Efforts to produce viable flocks elsewhere have so far failed or produced mixed results.

Back in the 1980s, scientists plucked more than 200 eggs from the nests of birds at Wood Buffalo and slipped them beneath surrogate sandhill crane parents at Grays Lake National Wildlife Refuge in Idaho, the rationale being that only one of the two eggs was likely to produce a viable chick. But with only 13 birds to account for at Grays Lake in 1990-91, the International Whooping Crane recovery team suspended the program.

A few years later, they tried again in central Florida with captive reared whooping cranes that had been bred at the U.S. Geological Survey’s Patuxent Wildlife Research Centre in Maryland.

The cranes, however, seemed to have no clue about how to avoid predators. Nearly 60 per cent of the birds were killed by bobcats in the first few years.

Now the recovery team is looking to Bill Lishman, the Canadian who realised his childhood dream of flying with geese and parlayed it into a wildlife recovery project and Hollywood film, to teach a captive flock of endangered whooping cranes from either the Calgary Zoo or Patuxent to migrate from central Wisconsin to Florida.

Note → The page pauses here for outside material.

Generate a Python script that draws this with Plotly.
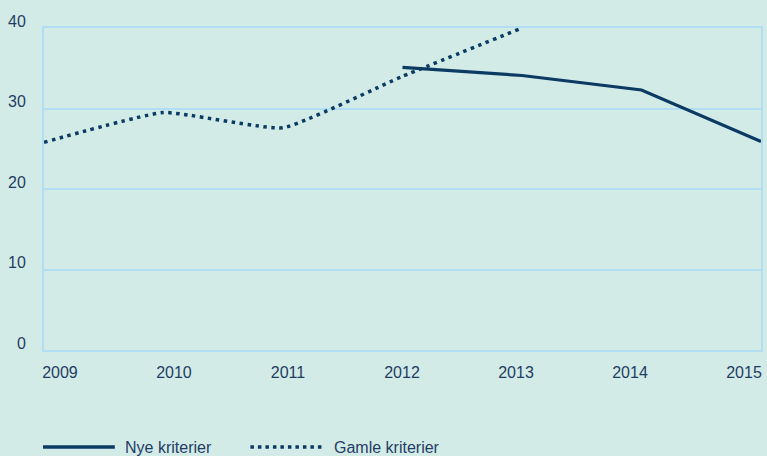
import plotly.graph_objects as go

years = [2009, 2010, 2011, 2012, 2013, 2014, 2015]
gamle_years = [2009, 2010, 2011, 2012, 2013]
gamle_vals = [25.8, 29.5, 27.6, 34.0, 40.0]
nye_years = [2012, 2013, 2014, 2015]
nye_vals = [35.1, 34.1, 32.3, 25.9]
y_ticks = [0, 10, 20, 30, 40]
series_names = ["Nye kriterier", "Gamle kriterier"]

navy = "#0b3a63"
bg = "#d3ebe7"
grid = "#b1def2"
txt = "#1f3d64"
FONT = "Liberation Sans, Arial, sans-serif"

W, H = 767, 456
ML, MR, MT, MB = 44, 4, 28, 106
PW, PH = W - ML - MR, H - MT - MB

def px(x):
    return (x - ML) / PW

def py(y):
    return 1 - (y - MT) / PH

DOT = "3.5px,4.5px"

fig = go.Figure()
fig.add_trace(go.Scatter(x=nye_years, y=nye_vals, mode="lines", name=series_names[0],
                         line=dict(color=navy, width=3.2), showlegend=False))
fig.add_trace(go.Scatter(x=gamle_years, y=gamle_vals, mode="lines", name=series_names[1],
                         line=dict(color=navy, width=3.5, dash=DOT, shape="spline", smoothing=0.4),
                         showlegend=False))
# invisible trace on overlay axis carrying the year labels
fig.add_trace(go.Scatter(x=years, y=[None]*len(years), xaxis="x2", showlegend=False, hoverinfo="skip"))

# manual legend (long symbol samples)
ly = py(447)
fig.add_shape(type="line", xref="paper", yref="paper", x0=px(43), x1=px(115), y0=ly, y1=ly,
              line=dict(color=navy, width=3.5))
fig.add_shape(type="line", xref="paper", yref="paper", x0=px(251), x1=px(325), y0=ly, y1=ly,
              line=dict(color=navy, width=3.5, dash="3.5px,4px"))
fig.add_annotation(xref="paper", yref="paper", x=px(123), y=ly, text=series_names[0],
                   showarrow=False, xanchor="left", yanchor="middle",
                   font=dict(family=FONT, size=16, color=txt))
fig.add_annotation(xref="paper", yref="paper", x=px(333), y=ly, text=series_names[1],
                   showarrow=False, xanchor="left", yanchor="middle",
                   font=dict(family=FONT, size=16, color=txt))

fig.update_layout(
    width=W, height=H,
    paper_bgcolor=bg, plot_bgcolor=bg,
    margin=dict(l=ML, r=MR, t=MT, b=MB),
    font=dict(family=FONT, size=16, color=txt),
    showlegend=False,
    xaxis=dict(range=[2009, 2015], showgrid=False, showticklabels=False, ticks="",
               showline=True, mirror=True, linecolor=grid, linewidth=2, zeroline=False),
    xaxis2=dict(overlaying="x", range=[2008.86, 2015.149], tickvals=years,
                ticktext=[str(y) for y in years], showgrid=False, showline=False,
                zeroline=False, ticks="", side="bottom", ticklabelstandoff=11,
                tickfont=dict(size=16, color=txt)),
    yaxis=dict(range=[0, 40], tickvals=y_ticks, showgrid=True, gridcolor=grid, gridwidth=2,
               showline=True, mirror=True, linecolor=grid, linewidth=2, zeroline=False,
               ticks="", ticklabelstandoff=13, ticklabelshift=-7,
               tickfont=dict(size=16, color=txt)),
)

fig.write_html("out.html", config={"displayModeBar": False},
               post_script="document.body.style.margin='0';document.body.style.overflow='hidden';")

Ernie Kuyt is an Edmonton based Canadian Wildlife Service scientist who spent a quarter century nursing and managing the species in Canada. Kuyt, who once used a plane to follow them on their migration from Wood Buffalo to Texas, doesn’t like the idea.

"I don’t think an ultralight can come close to reflecting the true nature of the whooping crane’s migration," he said.

"That’s not how the whooping crane flies. They travel more like a glider, circling up to catch an air current and gliding down until they find another thermal along the way. You can’t mimic with an ultralight an energy saving flight that has evolved over tens of thousands of years."

That said, Kuyt says if he had to do it all over again, he’d plunge right into it.

"Personally, it was most satisfying to be involved in the whooping crane’s comeback. Sure a lot of money was spent, and maybe some people might say that it wasn’t worthwhile, that the birds might have come back on their own. We’ll never know.

"But I believe that the whooping crane is a symbol of an international conservation effort, and what we can do to bring back an endangered species. Both countries shared responsibilities for them and both countries did what was needed to get the job done. During my time at it, at least, it was an effort where politics did not significantly get in the way."